Problem description:
Both the line containing "Reproduce this chart with matplotlib." and the line containing "plt.rcParams['font.family'] = ['Liberation" are part of the range to copy, along with every line between them. Copy it exactly and leave out the pictures.
++++ Source records ++++
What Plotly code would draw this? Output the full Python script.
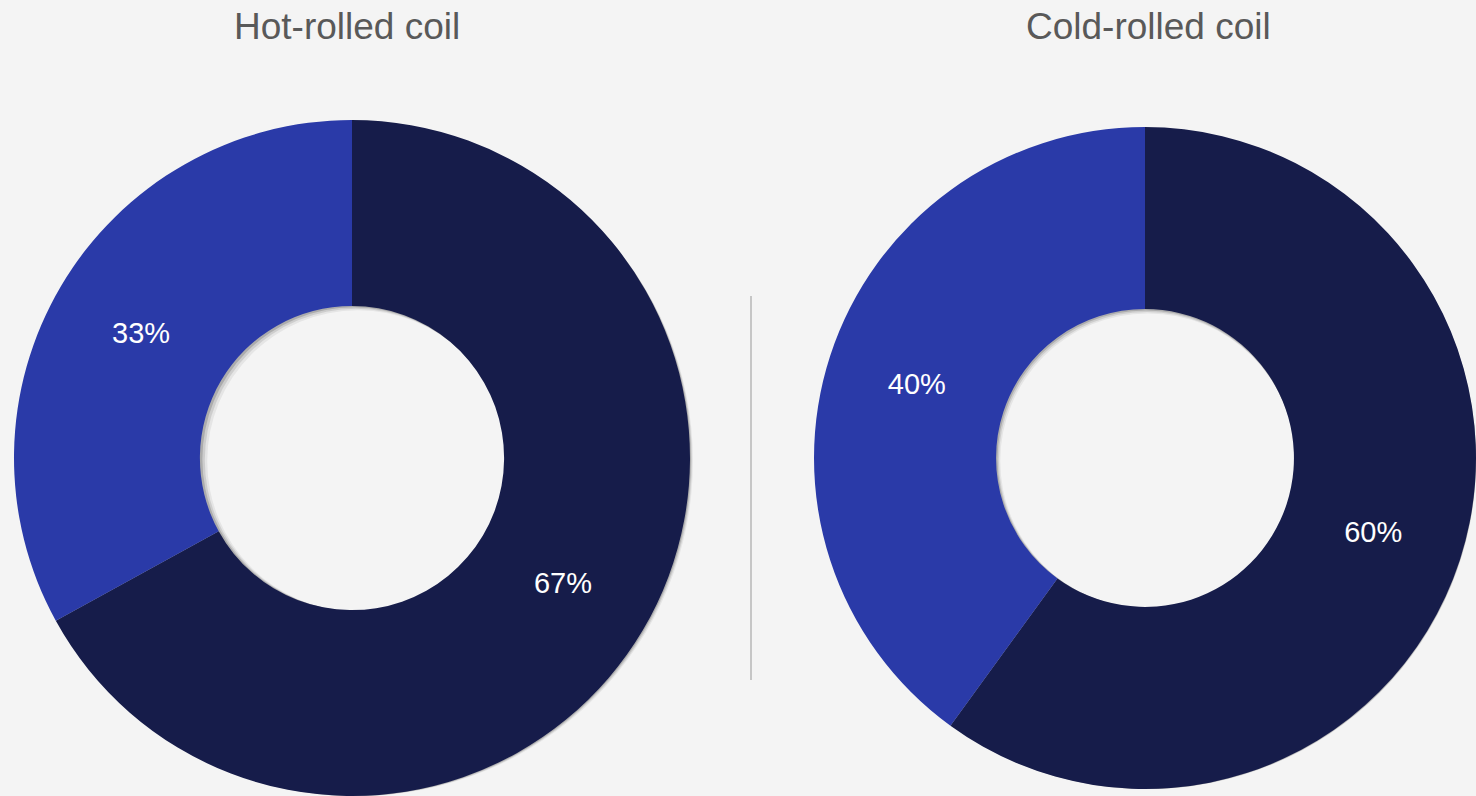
import plotly.graph_objects as go

W, H = 1476, 796

titles = ["Hot-rolled coil", "Cold-rolled coil"]
segments = ["Dark", "Blue"]
hot_values = [67, 33]
cold_values = [60, 40]
colors = ["#161c4a", "#2a3aa8"]

BG = "#f4f4f4"
FONT = "Liberation Sans, Arial, sans-serif"

fig = go.Figure()

# domains in pixels (x0, x1, y0_from_bottom, y1_from_bottom)
doms = [
    (14, 690, 0, 676),
    (814, 1476, 0, 676),
]
vals = [hot_values, cold_values]

for (x0, x1, y0, y1), v in zip(doms, vals):
    # soft shadow layers
    for off, op in [(6, 0.06), (4, 0.10), (2, 0.16)]:
        fig.add_trace(go.Pie(
            values=[1], labels=["shadow"], hole=0.45, sort=False,
            marker=dict(colors=[f"rgba(0,0,0,{op})"], line=dict(width=0)),
            textinfo="none", hoverinfo="skip", showlegend=False,
            domain=dict(x=[(x0 + off) / W, min(x1 + off, W) / W],
                        y=[max(y0 - off, 0) / H, (y1 - off) / H]),
        ))
    fig.add_trace(go.Pie(
        values=v, labels=segments, hole=0.45, sort=False,
        direction="clockwise", rotation=0,
        marker=dict(colors=colors, line=dict(width=0)),
        textposition="inside",
        insidetextorientation="horizontal",
        texttemplate="%{value}%",
        textfont=dict(family=FONT, size=29, color="#ffffff"),
        showlegend=False,
        domain=dict(x=[x0 / W, x1 / W], y=[y0 / H, y1 / H]),
    ))

title_x = [347, 1148]
for t, xp in zip(titles, title_x):
    fig.add_annotation(
        text=t, x=xp / W, y=1 - 27 / H, xref="paper", yref="paper",
        showarrow=False, xanchor="center", yanchor="middle",
        font=dict(family=FONT, size=37, color="#595959"),
    )

fig.add_shape(type="line", xref="paper", yref="paper",
              x0=751 / W, x1=751 / W, y0=1 - 296 / H, y1=1 - 680 / H,
              line=dict(color="#c6c6c6", width=2))

fig.update_layout(
    width=W, height=H,
    margin=dict(l=0, r=0, t=0, b=0),
    paper_bgcolor=BG, plot_bgcolor=BG,
    showlegend=False,
)

fig.write_html("out.html", config={"displayModeBar": False},
               post_script="document.body.style.margin='0';document.body.style.background='%s';" % BG)
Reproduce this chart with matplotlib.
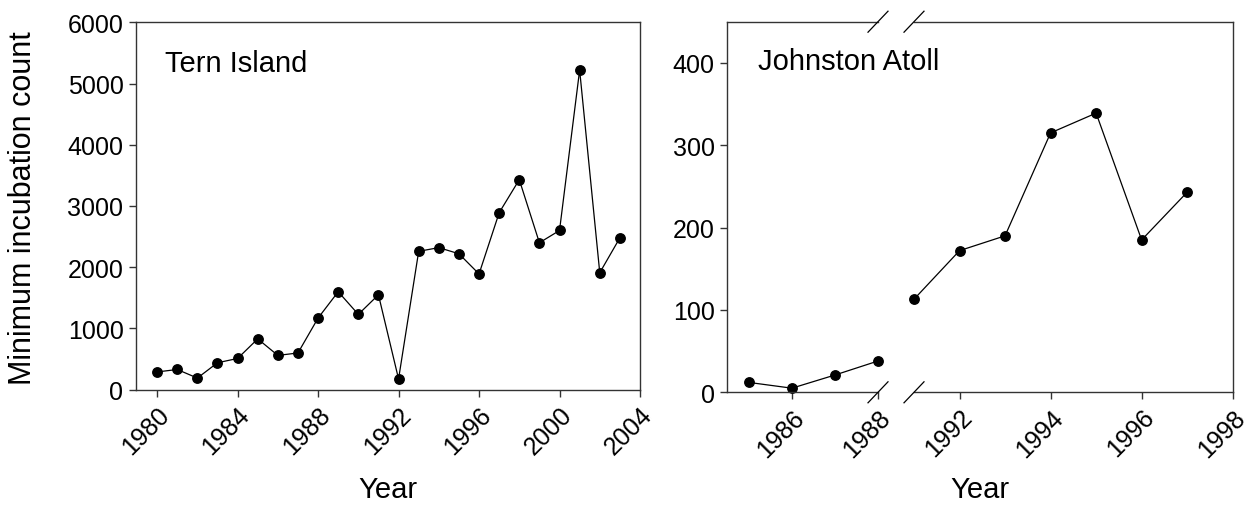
import matplotlib
matplotlib.use("Agg")
import matplotlib.pyplot as plt
from matplotlib.lines import Line2D

plt.rcParams['font.family'] = ['Liberation Sans', 'DejaVu Sans']

# Tern Island counts
ternYears = list(range(1980, 2004))
ternCounts = [290, 330, 190, 440, 510, 830, 560, 600, 1170, 1600, 1230, 1550,
              175, 2260, 2320, 2220, 1890, 2890, 3430, 2400, 2600, 5220, 1910, 2480]

# Johnston Atoll counts, split by the axis break
johnYearsEarly = [1985, 1986, 1987, 1988]
johnCountsEarly = [12, 5, 21, 38]
johnYearsLate = [1991, 1992, 1993, 1994, 1995, 1996, 1997]
johnCountsLate = [113, 172, 190, 315, 339, 185, 243]

ternTicks = [1980, 1984, 1988, 1992, 1996, 2000, 2004]
johnTicksEarly = [1986, 1988]
johnTicksLate = [1992, 1994, 1996, 1998]

W, H = 1247, 506
fig = plt.figure(figsize=(W / 100, H / 100), dpi=100)

spineColor = '#333333'
tickSize = 18
labelSize = 21
titleSize = 21
ms = 6.8

def styleAxes(ax):
    for s in ax.spines.values():
        s.set_color(spineColor)
        s.set_linewidth(1.0)
    ax.tick_params(direction='out', length=5, width=1, color=spineColor,
                   labelsize=tickSize, pad=4)

def rotTicks(ax):
    for lab in ax.get_xticklabels():
        lab.set_rotation(45)
        lab.set_ha('right')
        lab.set_rotation_mode('anchor')

def pos(x0, x1, ytop, ybot):
    return [x0 / W, 1 - ybot / H, (x1 - x0) / W, (ybot - ytop) / H]

# left panel
ax1 = fig.add_axes(pos(136, 640, 23.3, 390.7))
ax1.plot(ternYears, ternCounts, color='black', lw=0.9, marker='o', ms=ms, clip_on=False)
ax1.set_xlim(1978.95, 2004)
ax1.set_ylim(0, 6000)
ax1.set_xticks(ternTicks)
ax1.set_yticks(range(0, 6001, 1000))
styleAxes(ax1)
rotTicks(ax1)
fig.text(23 / W, 1 - 208 / H, 'Minimum incubation count', fontsize=22,
         rotation=90, ha='center', va='center')
fig.text(165 / W, 1 - 72 / H, 'Tern Island', fontsize=titleSize, va='baseline')
fig.text(388 / W, 1 - 498 / H, 'Year', fontsize=labelSize, ha='center', va='baseline')

# right panel, broken x axis
axA = fig.add_axes(pos(727.3, 878, 22.7, 393.3))
axB = fig.add_axes(pos(914, 1232.7, 22.7, 393.3))
axA.plot(johnYearsEarly, johnCountsEarly, color='black', lw=0.9, marker='o', ms=ms, clip_on=False)
axB.plot(johnYearsLate, johnCountsLate, color='black', lw=0.9, marker='o', ms=ms, clip_on=False)
axA.set_xlim(1984.5, 1988)
axB.set_xlim(1991, 1998)
for ax in (axA, axB):
    ax.set_ylim(0, 450)
    styleAxes(ax)
axA.set_xticks(johnTicksEarly)
axB.set_xticks(johnTicksLate)
axA.set_yticks(range(0, 401, 100))
axB.set_yticks([])
axA.spines['right'].set_visible(False)
axB.spines['left'].set_visible(False)
rotTicks(axA)
rotTicks(axB)
fig.text(758 / W, 1 - 70 / H, 'Johnston Atoll', fontsize=titleSize, va='baseline')
fig.text(980 / W, 1 - 498 / H, 'Year', fontsize=labelSize, ha='center', va='baseline')

# break marks
for xc in (878, 914):
    for yc in (22.7, 393.3):
        fig.add_artist(Line2D([(xc - 10) / W, (xc + 10) / W],
                              [1 - (yc + 10.5) / H, 1 - (yc - 10.5) / H],
                              transform=fig.transFigure, color='black', lw=0.9))

fig.savefig('out.png', dpi=100)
++++
Answer to this problem:
Reproduce this chart with matplotlib.
import matplotlib
matplotlib.use("Agg")
import matplotlib.pyplot as plt
from matplotlib.lines import Line2D

plt.rcParams['font.family'] = ['Liberation Sans', 'DejaVu Sans']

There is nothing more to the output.